The report does not paint a pretty picture. "There is widespread belief therefore that many small shops across the UK will have creased trading by 2015 with few independent business taking their place. Their loss, largely the result of a heavily unbalanced trading environment, will damage the UK socially, economically and environmentally," concludes the report.
The mechanism by which this state of affairs will come about is explored in some detail in the report. It predicts that initially the number of small shops going out of business because they cannot compete with larger competitors will continue to accelerate. But at some stage a tipping point will come when the number of small shops will fall to a level that the independent wholesaling sector on which they rely will all but collapse.
The consequences of this for the remaining small shops will be catastrophic as the major suppliers would not be interested in trading with them individually or supplying them directly. They will have little choice other than to shut their doors.
In tandem with this will be continued expansion by the big supermarkets into sectors such as clothing and non-food products. This in turn will have consequences for other high street stores and also for suppliers.
"Smaller suppliers will face increasing downward pressure on their margins that could eventually force many out of business by 2015. Larger suppliers will be increasingly challenged by the prospect of their brand being diluted," the report warns.
A number of other related predictions are made about the future high street.
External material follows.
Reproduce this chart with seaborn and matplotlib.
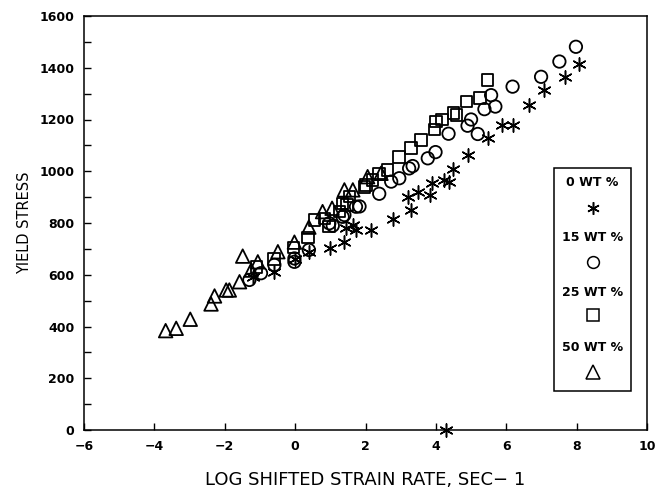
import matplotlib
matplotlib.use("Agg")
import matplotlib.pyplot as plt
import seaborn as sns
import numpy as np
from matplotlib.patches import Rectangle

# ---- data ----
x_0wt = [-1.2, -0.6, 0.0, 0.4, 1.0, 1.4, 1.45, 1.64, 1.73, 2.16, 2.77, 3.2, 3.3, 3.48, 3.82,
         3.88, 4.22, 4.38, 4.5, 4.9, 5.47, 5.88, 6.18, 6.65, 7.08, 7.68, 8.06, 4.28]
y_0wt = [590, 612, 660, 689, 702, 728, 780, 792, 773, 773, 814, 902, 850, 921, 908,
         956, 966, 960, 1009, 1063, 1127, 1179, 1179, 1256, 1314, 1363, 1415, 0]

x_15wt = [-1.3, -0.97, -0.59, -0.02, -0.02, 0.39, 0.97, 1.07, 1.35, 1.4, 1.73, 1.83, 2.39,
          2.73, 2.96, 3.24, 3.34, 3.77, 3.99, 4.36, 4.9, 5.0, 5.19, 5.38, 5.57, 5.69, 6.18,
          6.99, 7.51, 7.98]
y_15wt = [580, 606, 638, 663, 650, 696, 799, 790, 824, 831, 863, 864, 913,
          960, 973, 1011, 1020, 1050, 1074, 1145, 1176, 1200, 1144, 1240, 1294, 1250, 1327,
          1365, 1424, 1481]

x_25wt = [-1.1, -0.6, -0.05, 0.36, 0.55, 0.83, 0.97, 1.26, 1.35, 1.47, 1.54, 1.97, 2.01,
          2.2, 2.39, 2.63, 2.96, 3.3, 3.58, 3.96, 4.0, 4.17, 4.5, 4.59, 4.87, 5.25, 5.47]
y_25wt = [631, 660, 705, 744, 812, 818, 786, 844, 876, 870, 902, 940, 947,
          966, 992, 1005, 1056, 1089, 1121, 1161, 1192, 1200, 1224, 1217, 1270, 1283, 1352]

x_50wt = [-3.68, -3.38, -2.98, -2.39, -2.29, -1.96, -1.87, -1.58, -1.49, -1.25, -1.06,
          -0.49, -0.02, 0.39, 0.78, 1.05, 1.40, 1.64, 2.06, 2.44]
y_50wt = [384, 393, 428, 487, 518, 541, 541, 573, 672, 618, 650,
          689, 726, 784, 844, 857, 928, 928, 979, 992]

legend_labels = ["0 WT %", "15 WT %", "25 WT %", "50 WT %"]
x_ticks = [-6, -4, -2, 0, 2, 4, 6, 8, 10]
y_ticks = [0, 200, 400, 600, 800, 1000, 1200, 1400, 1600]

sns.set_theme(style="ticks")
plt.rcParams["font.family"] = ["DejaVu Sans"]

fig = plt.figure(figsize=(6.56, 4.92), dpi=100)
ax = fig.add_axes([84 / 656, 1 - 430 / 492, 563 / 656, 414 / 492])

asterisk = (6, 2, 0)
ms = 80
lw = 1.3

sns.scatterplot(x=x_0wt, y=y_0wt, marker=asterisk, s=90, color="black",
                linewidth=1.1, ax=ax, clip_on=False, zorder=3)
sns.scatterplot(x=x_15wt, y=y_15wt, marker="o", s=ms, facecolor="none",
                edgecolor="black", linewidth=lw, ax=ax, zorder=3)
sns.scatterplot(x=x_25wt, y=y_25wt, marker="s", s=70, facecolor="none",
                edgecolor="black", linewidth=lw, ax=ax, zorder=3)
sns.scatterplot(x=x_50wt, y=y_50wt, marker="^", s=95, facecolor="none",
                edgecolor="black", linewidth=lw, ax=ax, zorder=3)
for coll in ax.collections[1:]:
    coll.set_facecolor("none")
    coll.set_edgecolor("black")

ax.set_xlim(-6, 10)
ax.set_ylim(0, 1600)
ax.set_xticks(x_ticks)
ax.set_yticks(y_ticks)
ax.set_yticks(np.arange(100, 1600, 200), minor=True)
ax.set_xticklabels([str(t) if t >= 0 else "\u2212" + str(-t) for t in x_ticks])

for s in ax.spines.values():
    s.set_linewidth(1.1)
    s.set_color("black")
    s.set_visible(True)

ax.tick_params(axis="both", which="major", direction="in", length=5, width=1.0,
               color="black", labelsize=9, pad=7)
ax.tick_params(axis="y", which="minor", direction="in", length=5, width=1.0, color="black")
for lab in ax.get_xticklabels() + ax.get_yticklabels():
    lab.set_fontweight("bold")
    lab.set_color("black")

ax.set_xlabel("LOG SHIFTED STRAIN RATE, SEC\u2212 1", fontsize=13, color="black")
ax.set_ylabel("YIELD STRESS", fontsize=10.5, color="black")
ax.xaxis.set_label_coords(0.5, -0.100, transform=ax.transAxes)
ax.xaxis.label.set_va("top")
ax.yaxis.set_label_coords(-0.092, 0.5, transform=ax.transAxes)

# legend box
lx0, lx1 = 0.835, 0.9716
ly0, ly1 = 0.094, 0.633
ax.add_patch(Rectangle((lx0, ly0), lx1 - lx0, ly1 - ly0, transform=ax.transAxes,
                       facecolor="white", edgecolor="black", linewidth=1.1, zorder=5))
cx = (lx0 + lx1) / 2
text_rows = [0.599, 0.466, 0.333, 0.200]
mark_rows = [0.536, 0.406, 0.278, 0.140]
leg_markers = [asterisk, "o", "s", "^"]
leg_sizes = [9, 8.5, 8, 9.5]
for lab, ty, my, mk, sz in zip(legend_labels, text_rows, mark_rows, leg_markers, leg_sizes):
    ax.text(cx, ty, lab, transform=ax.transAxes, ha="center", va="center",
            fontsize=9, fontweight="bold", color="black", zorder=6)
    ax.plot([cx], [my], transform=ax.transAxes, marker=mk, markersize=sz,
            markerfacecolor="none", markeredgecolor="black", color="black",
            markeredgewidth=1.1, linestyle="none", zorder=6)

fig.savefig("out.png", dpi=100)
News agents will cease to exist in their current forms, the fortunes of rural shops will depend on how well they can adapt to local circumstances and the days of the independent petrol forecourt retailer are also numbered.
All in all it is pretty apocalyptic stuff, but there is not much in the report that has not already been predicted to happen on this side of the Irish Sea by the opponents of the abolition of the Groceries Order.
One new element is the predicted collapse of the independent wholesale sector, which has not been highlighted to the same extent here. It goes a long way to explaining the trenchant defence of the order staged by Musgraves, the Cork-based wholesaler which claims 33 per cent of the wholesale market here.
However, the most interesting aspect of the report from the perspective of the Irish debate is that bleak though the prognosis for the British high street may be, the Small Shops Group did not see the introduction of price controls - via a ban on below cost selling - as a viable solution.
Instead it has called for a moratorium on future mergers and takeovers "until measures have been brought in to secure the diversity and vitality of the sector".
The report goes on to spell out the areas it feels action should be taken by a newly created Retail Regulator. They range across codes of practice to examining the environmental impact of consolidation. All of the recommendations are applicable to a greater or lesser extent to the Irish market.
But most significantly, a ban on below-cost selling is not seriously discussed, although the report acknowledges that it happens in the UK market. The report actually mentions the Republic's Groceries Order but concludes it led to uncompetitive groceries prices at the store level.
The key thing to take away from the Small Shops Group report is that any further consolidation of the supermarket business here needs to be very closely policed and it is imperative to have tough and workable legislation to prevent the abuse of dominant positions, both at a national and local level.
Opposition parties have queried whether - in the context of the abolition of the Groceries Order - the existing merger and competition laws are sufficient, but the Government is adamant that they are.
Lets hope they are right and roll on Easter.